Cannabis Restructuring Gets Cross-Border Framework Via Chapter 15
New legal pathway emerges for international cannabis companies facing financial distress, potentially reshaping how global operators navigate bankruptcy proceedings.
International cannabis companies facing financial distress now have a clearer pathway through U.S. bankruptcy courts thanks to emerging precedent around Chapter 15 proceedings. This cross-border restructuring framework allows foreign cannabis entities to seek recognition of their home country insolvency proceedings in American courts, creating new opportunities for global operators to reorganize their North American assets.

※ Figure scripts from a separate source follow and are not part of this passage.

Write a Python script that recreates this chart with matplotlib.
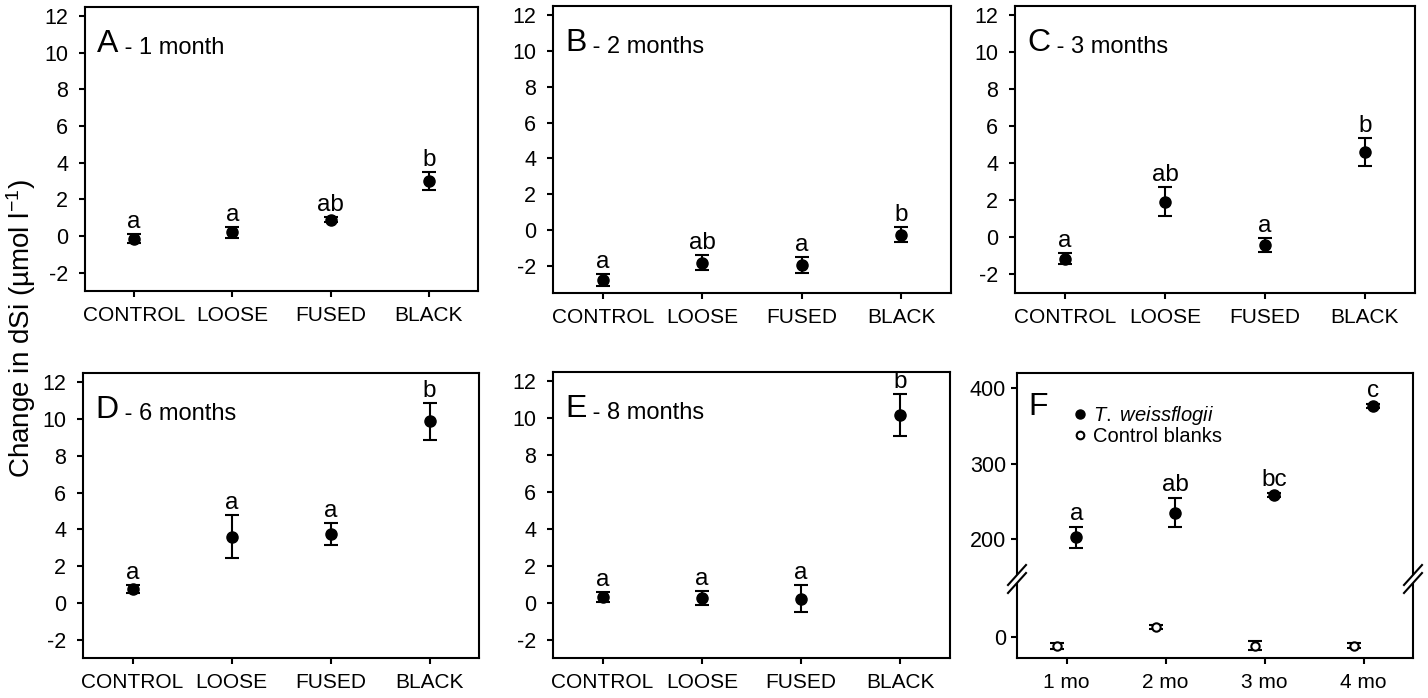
import matplotlib
matplotlib.use("Agg")
import matplotlib.pyplot as plt
from matplotlib.lines import Line2D
from matplotlib.patches import Polygon

plt.rcParams["font.family"] = ["Liberation Sans", "DejaVu Sans"]
plt.rcParams["mathtext.fontset"] = "custom"
plt.rcParams["mathtext.rm"] = "Liberation Sans"
plt.rcParams["mathtext.it"] = "Liberation Sans:italic"
plt.rcParams["axes.unicode_minus"] = False

W, H = 1428, 698

# data
treatments = ["CONTROL", "LOOSE", "FUSED", "BLACK"]

a_mean = [-0.15, 0.2, 0.9, 3.0]
a_err = [0.25, 0.3, 0.13, 0.48]
a_letters = ["a", "a", "ab", "b"]

b_mean = [-2.79, -1.8, -1.95, -0.24]
b_err = [0.33, 0.44, 0.43, 0.43]
b_letters = ["a", "ab", "a", "b"]

c_mean = [-1.14, 1.94, -0.42, 4.6]
c_err = [0.32, 0.8, 0.38, 0.76]
c_letters = ["a", "ab", "a", "b"]

d_mean = [0.76, 3.6, 3.75, 9.88]
d_err = [0.2, 1.16, 0.6, 1.0]
d_letters = ["a", "a", "a", "b"]

e_mean = [0.31, 0.27, 0.22, 10.17]
e_err = [0.27, 0.38, 0.72, 1.16]
e_letters = ["a", "a", "a", "b"]

months = ["1 mo", "2 mo", "3 mo", "4 mo"]
tw_mean = [202, 235, 258, 376]
tw_err = [13.5, 19, 2.5, 2.5]
tw_letters = ["a", "ab", "bc", "c"]
blank_mean = [-12.5, 13.5, -11.5, -11.5]
blank_err = [4, 3, 6, 3]


def px_rect(x0, y0, x1, y1):
    return [x0 / W, 1 - y1 / H, (x1 - x0) / W, (y1 - y0) / H]


def style_axes(ax, ypad=8):
    for s in ax.spines.values():
        s.set_linewidth(1.5)
    ax.tick_params(direction="out", length=4, width=1.5, top=False, right=False)
    ax.tick_params(axis="y", labelsize=15.5, pad=ypad)
    ax.tick_params(axis="x", labelsize=15, pad=7)


def draw_panel(ax, mean, err, letters, letter, title, ylim):
    x = range(len(treatments))
    ax.errorbar(x, mean, yerr=err, fmt="o", color="black", ms=8,
                capsize=5, capthick=1.5, elinewidth=1.5)
    for xi, m, e, lab in zip(x, mean, err, letters):
        ax.annotate(lab, (xi, m + e), xytext=(0, 6), textcoords="offset pixels",
                    ha="center", va="baseline", fontsize=17.5)
    ax.set_xlim(-0.5, 3.5)
    ax.set_ylim(*ylim)
    ax.set_yticks(range(-2, 13, 2))
    ax.set_xticks(list(x))
    ax.set_xticklabels(treatments)
    style_axes(ax)
    t = ax.annotate(letter, (0, 1), xycoords="axes fraction", xytext=(12, -45),
                    textcoords="offset pixels", fontsize=23, va="baseline")
    ax.annotate(title, (1, 0), xycoords=t, va="bottom", fontsize=17)


fig = plt.figure(figsize=(W / 100, H / 100), dpi=100)

panels = [
    ((85, 7, 478, 291), a_mean, a_err, a_letters, "A", " - 1 month", (-3, 12.5)),
    ((553, 6, 951, 293), b_mean, b_err, b_letters, "B", " - 2 months", (-3.5, 12.5)),
    ((1015, 6, 1415, 293), c_mean, c_err, c_letters, "C", " - 3 months", (-3, 12.5)),
    ((83, 373, 479, 658), d_mean, d_err, d_letters, "D", " - 6 months", (-3, 12.5)),
    ((553, 372, 950, 658), e_mean, e_err, e_letters, "E", " - 8 months", (-3, 12.5)),
]
for rect, mean, err, letters, letter, title, ylim in panels:
    ax = fig.add_axes(px_rect(*rect))
    draw_panel(ax, mean, err, letters, letter, title, ylim)

# panel F with broken axis
brk = 579
ax_top = fig.add_axes(px_rect(1017, 373, 1413, brk))
ax_bot = fig.add_axes(px_rect(1017, brk, 1413, 658))
xm = [1, 2, 3, 4]
x_tw = [v + 0.1 for v in xm]
x_bl = [v - 0.1 for v in xm]

for ax in (ax_top, ax_bot):
    ax.errorbar(x_tw, tw_mean, yerr=tw_err, fmt="o", color="black", ms=8,
                capsize=5, capthick=1.5, elinewidth=1.5)
    ax.errorbar(x_bl, blank_mean, yerr=blank_err, fmt="o", color="black",
                mfc="white", mec="black", mew=1.5, ms=6,
                capsize=5, capthick=1.5, elinewidth=1.5)
    ax.set_xlim(0.5, 4.5)
    style_axes(ax, ypad=4)

ax_top.set_ylim(147, 420)
ax_top.set_yticks([200, 300, 400])
ax_top.spines["bottom"].set_visible(False)
ax_top.tick_params(axis="x", bottom=False, labelbottom=False)
ax_bot.set_ylim(-28, 77)
ax_bot.set_yticks([0])
ax_bot.spines["top"].set_visible(False)
ax_bot.set_xticks(xm)
ax_bot.set_xticklabels(months)

for xi, m, e, lab in zip(x_tw, tw_mean, tw_err, tw_letters):
    ax_top.annotate(lab, (xi, m + e), xytext=(0, 7), textcoords="offset pixels",
                    ha="center", va="baseline", fontsize=17.5)

ax_top.annotate("F", (0, 1), xycoords="axes fraction", xytext=(11, -42),
                textcoords="offset pixels", fontsize=23, va="baseline")

handles = [
    Line2D([], [], ls="none", marker="o", color="black", ms=6.5),
    Line2D([], [], ls="none", marker="o", mfc="white", mec="black", mew=1.5, ms=5.5),
]
ax_top.legend(handles, ["$\\it{T.\\ weissflogii}$", "Control blanks"],
              loc="upper left", bbox_to_anchor=(0.11, 0.89), frameon=False,
              fontsize=14.5, handletextpad=0.1, labelspacing=0.0,
              handlelength=1.1, borderaxespad=0)

# break marks on both sides
fx = lambda px: px / W
fy = lambda py: 1 - py / H
for sx in (1017, 1413):
    fig.add_artist(Polygon(
        [(fx(sx - 9), fy(brk + 6)), (fx(sx + 9), fy(brk - 14)),
         (fx(sx + 9), fy(brk - 6)), (fx(sx - 9), fy(brk + 14))],
        closed=True, transform=fig.transFigure, facecolor="white",
        edgecolor="none", zorder=10))
    for off in (-4, 4):
        fig.add_artist(Line2D([fx(sx - 9), fx(sx + 9)],
                              [fy(brk + 10 + off), fy(brk - 10 + off)],
                              transform=fig.transFigure, color="black",
                              lw=1.5, zorder=11))

fig.text(21 / W, 1 - 329 / H, "Change in dSi (µmol l$^{-1}$)", rotation=90,
         ha="center", va="center", fontsize=20)

fig.savefig("out.png", dpi=100)
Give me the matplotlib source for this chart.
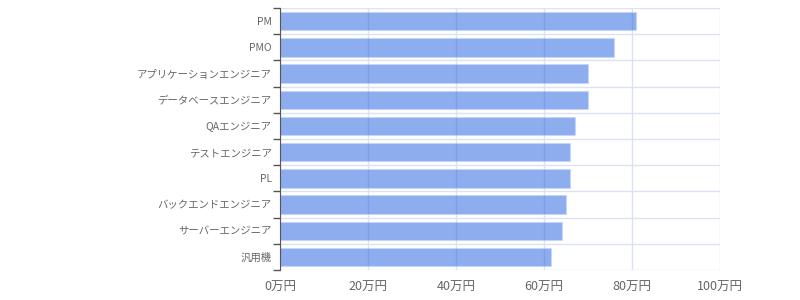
import numpy as np
import matplotlib.pyplot as plt
from matplotlib.ticker import FuncFormatter

plt.rcParams['font.family'] = ['Noto Sans CJK JP', 'DejaVu Sans']

# 職種別の平均月単価（万円）
roles = ["PM", "PMO", "アプリケーションエンジニア", "データベースエンジニア", "QAエンジニア",
         "テストエンジニア", "PL", "バックエンドエンジニア", "サーバーエンジニア", "汎用機"]
prices = [81, 76, 70, 70, 67, 66, 66, 65, 64, 61.5]
xticks = [0, 20, 40, 60, 80, 100]

fig = plt.figure(figsize=(8, 3), dpi=100)
ax = fig.add_axes([0.35, 0.1, 0.55, 0.873])

y = np.arange(len(roles))
ax.barh(y, prices, height=0.7, color='#1d5de1', alpha=0.5, edgecolor='#c5d5f7', linewidth=0.8, zorder=2)

ax.set_xlim(0, 100)
ax.set_ylim(len(roles) - 0.5, -0.5)
ax.set_xticks(xticks)
ax.xaxis.set_major_formatter(FuncFormatter(lambda v, p: f"{int(v)}万円"))
ax.set_yticks(y)
ax.set_yticklabels(roles)
ax.set_yticks(np.arange(-0.5, len(roles), 1), minor=True)

ax.grid(True, axis='x', color='#dbe2f2', linewidth=1, zorder=1)
ax.grid(True, axis='y', which='minor', color='#dbe2f2', linewidth=1, zorder=1)
ax.set_axisbelow(True)

for s in ['top', 'right', 'bottom']:
    ax.spines[s].set_visible(False)
ax.spines['left'].set_color('#555555')
ax.spines['left'].set_zorder(4)

ax.tick_params(axis='y', which='major', length=0, labelsize=7.5, labelcolor='#666666', pad=6)
ax.tick_params(axis='y', which='minor', length=5, color='#555555', width=1)
ax.tick_params(axis='x', length=0, labelsize=9, labelcolor='#666666', pad=8)

fig.savefig("out.png")
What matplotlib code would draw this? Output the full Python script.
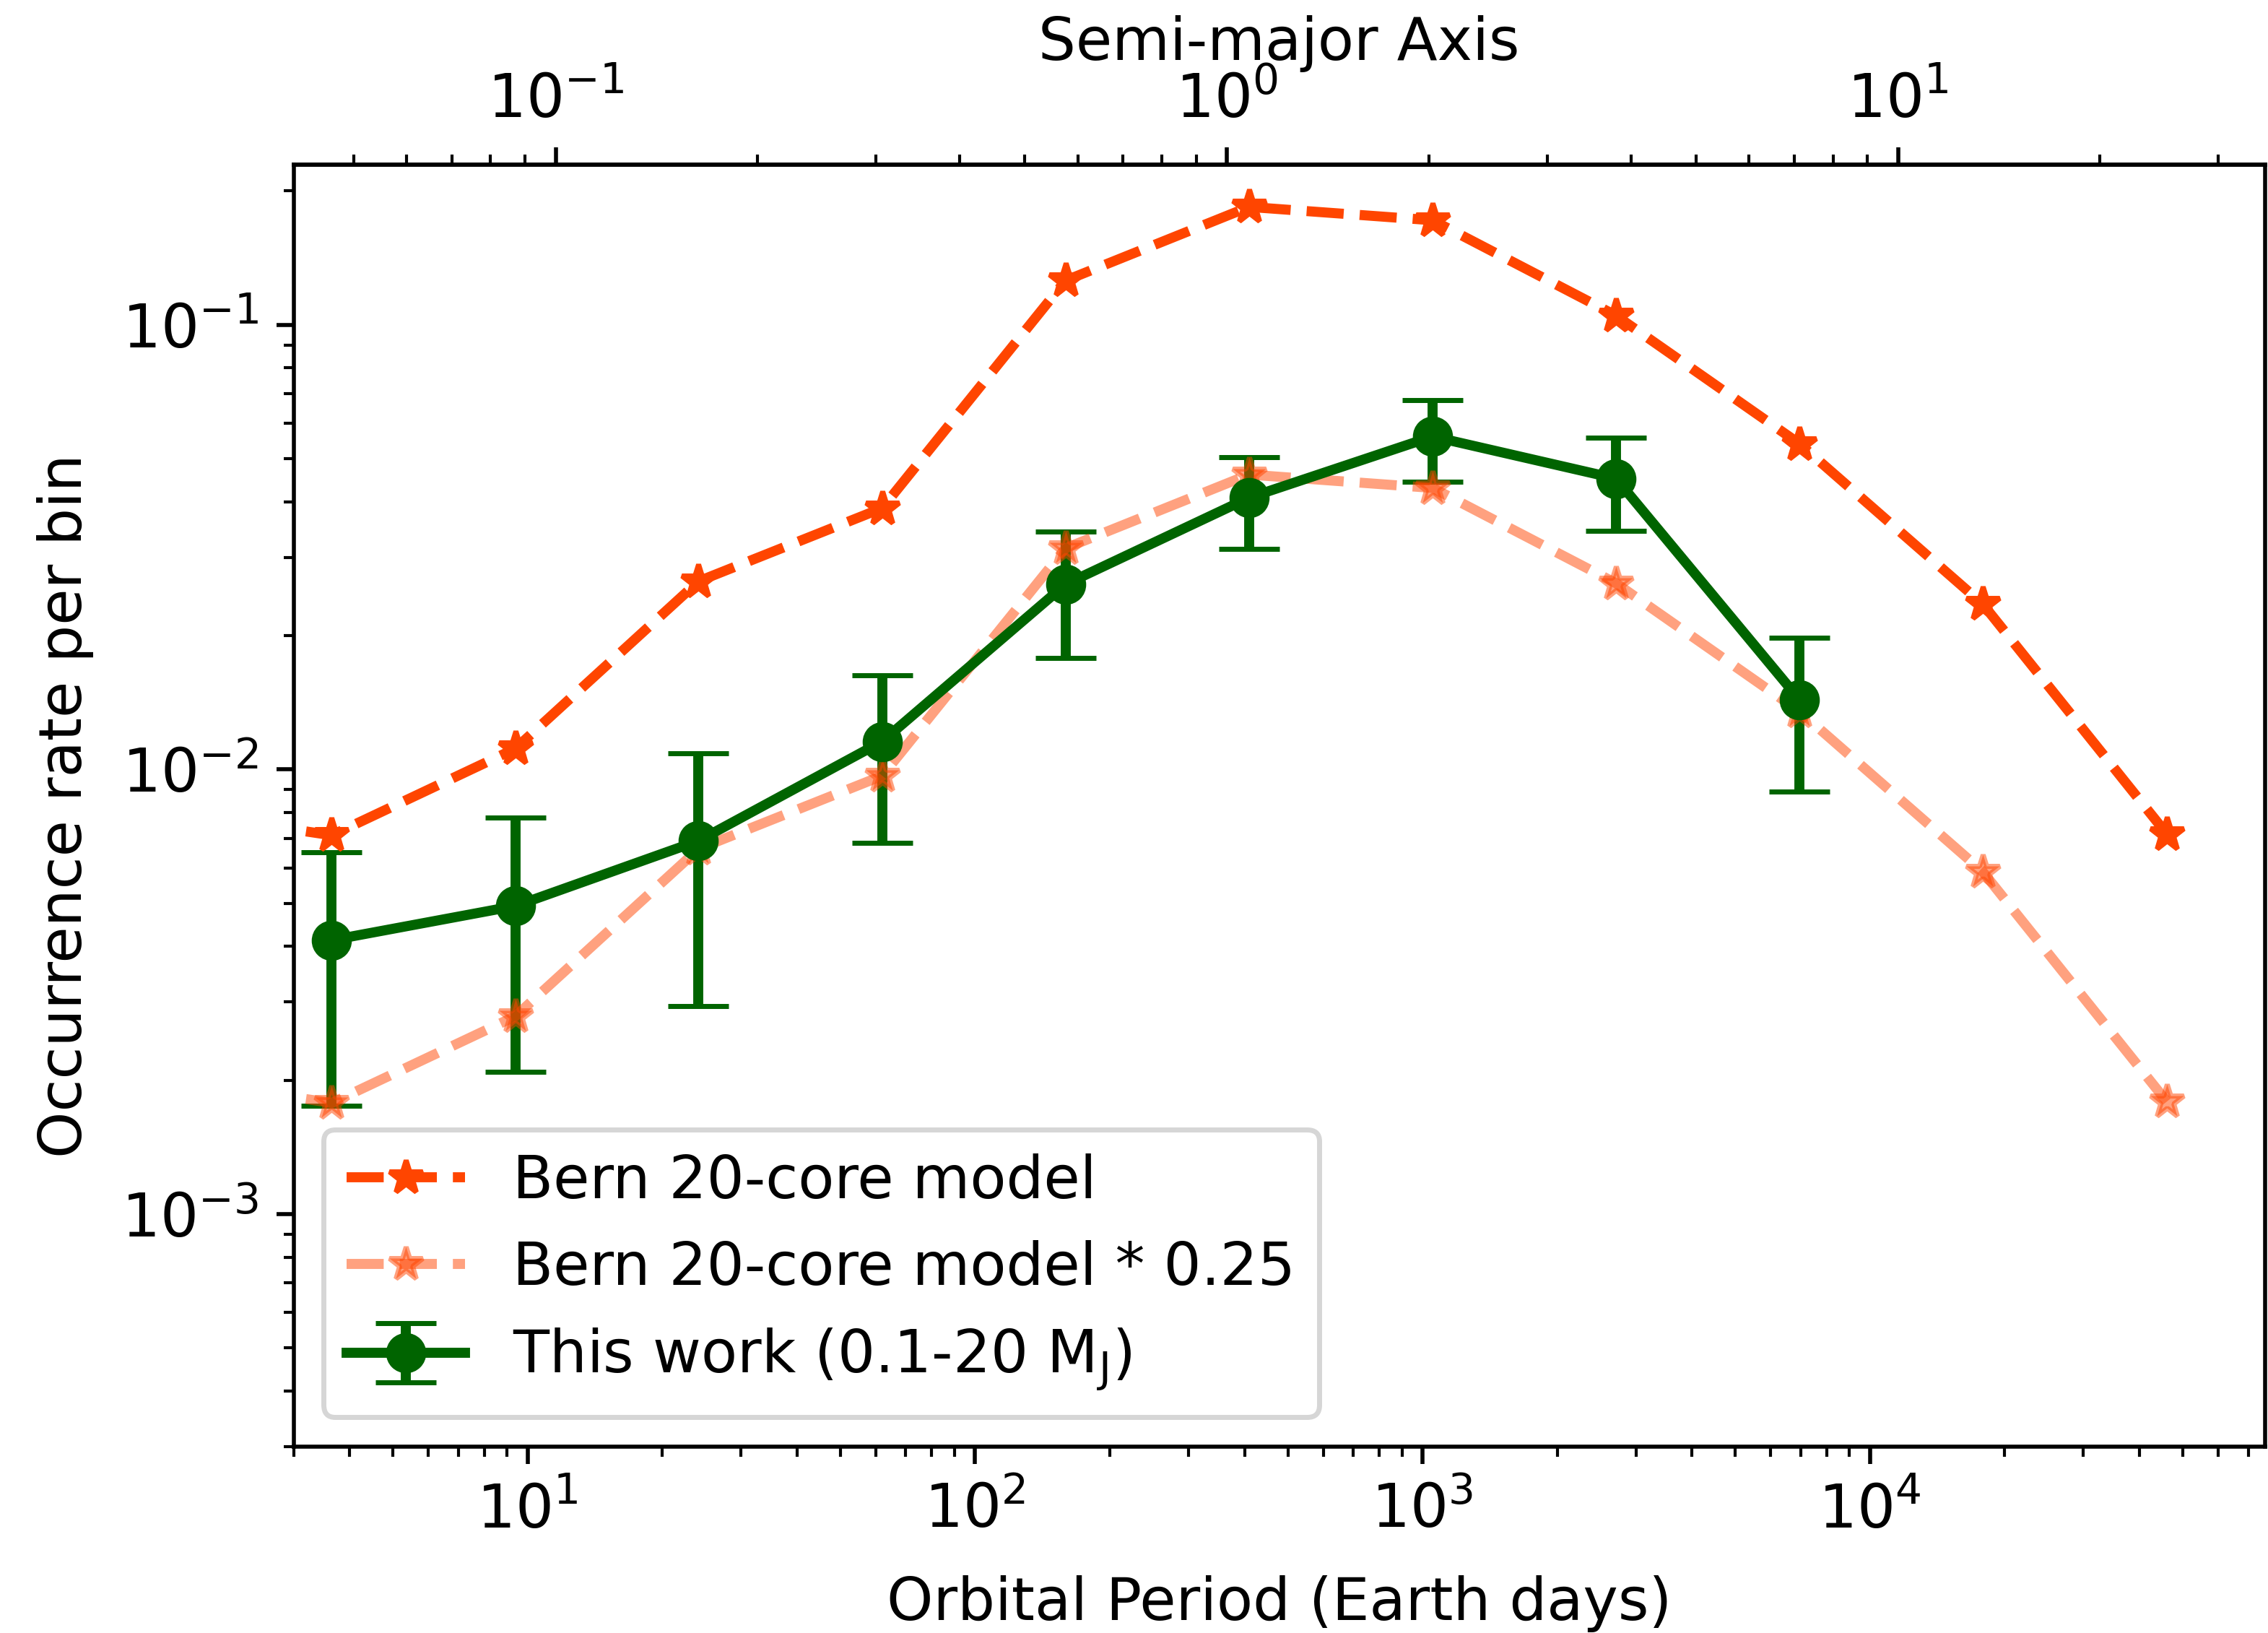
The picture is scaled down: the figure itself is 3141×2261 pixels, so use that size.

The development addresses a critical gap in cannabis restructuring options, particularly for Canadian companies with significant U.S. operations. Traditional Chapter 11 bankruptcy protection remains largely unavailable to cannabis companies due to federal prohibition, forcing distressed operators to pursue alternative restructuring methods like assignments for the benefit of creditors or receiverships. Chapter 15 proceedings offer a middle path by recognizing foreign insolvency cases rather than initiating new U.S. bankruptcy proceedings.
This framework carries particular relevance for the dozens of Canadian cannabis companies that expanded aggressively into U.S. markets over the past five years. Many of these operators now face overleveraged balance sheets and declining valuations, with the AdvisorShares Pure US Cannabis ETF down over 70% from its 2021 peaks. Cross-border restructuring tools become essential as these companies attempt to rationalize their footprints across multiple jurisdictions with varying regulatory frameworks.
The legal pathway also reflects the maturing cannabis industry's need for sophisticated financial restructuring mechanisms. As consolidation accelerates and weaker operators exit the market, having established procedures for cross-border insolvencies helps provide certainty for creditors, investors, and counterparties. This institutional framework development mirrors other emerging industries that eventually required specialized legal and financial infrastructure.
For investors tracking cannabis markets, the Chapter 15 blueprint represents both risk mitigation and opportunity identification. Companies with cleaner restructuring options may command valuation premiums, while the framework could facilitate more efficient asset transfers during industry consolidation. The precedent also signals growing legal sophistication around cannabis business operations, potentially reducing regulatory risk premiums that have historically weighed on sector valuations.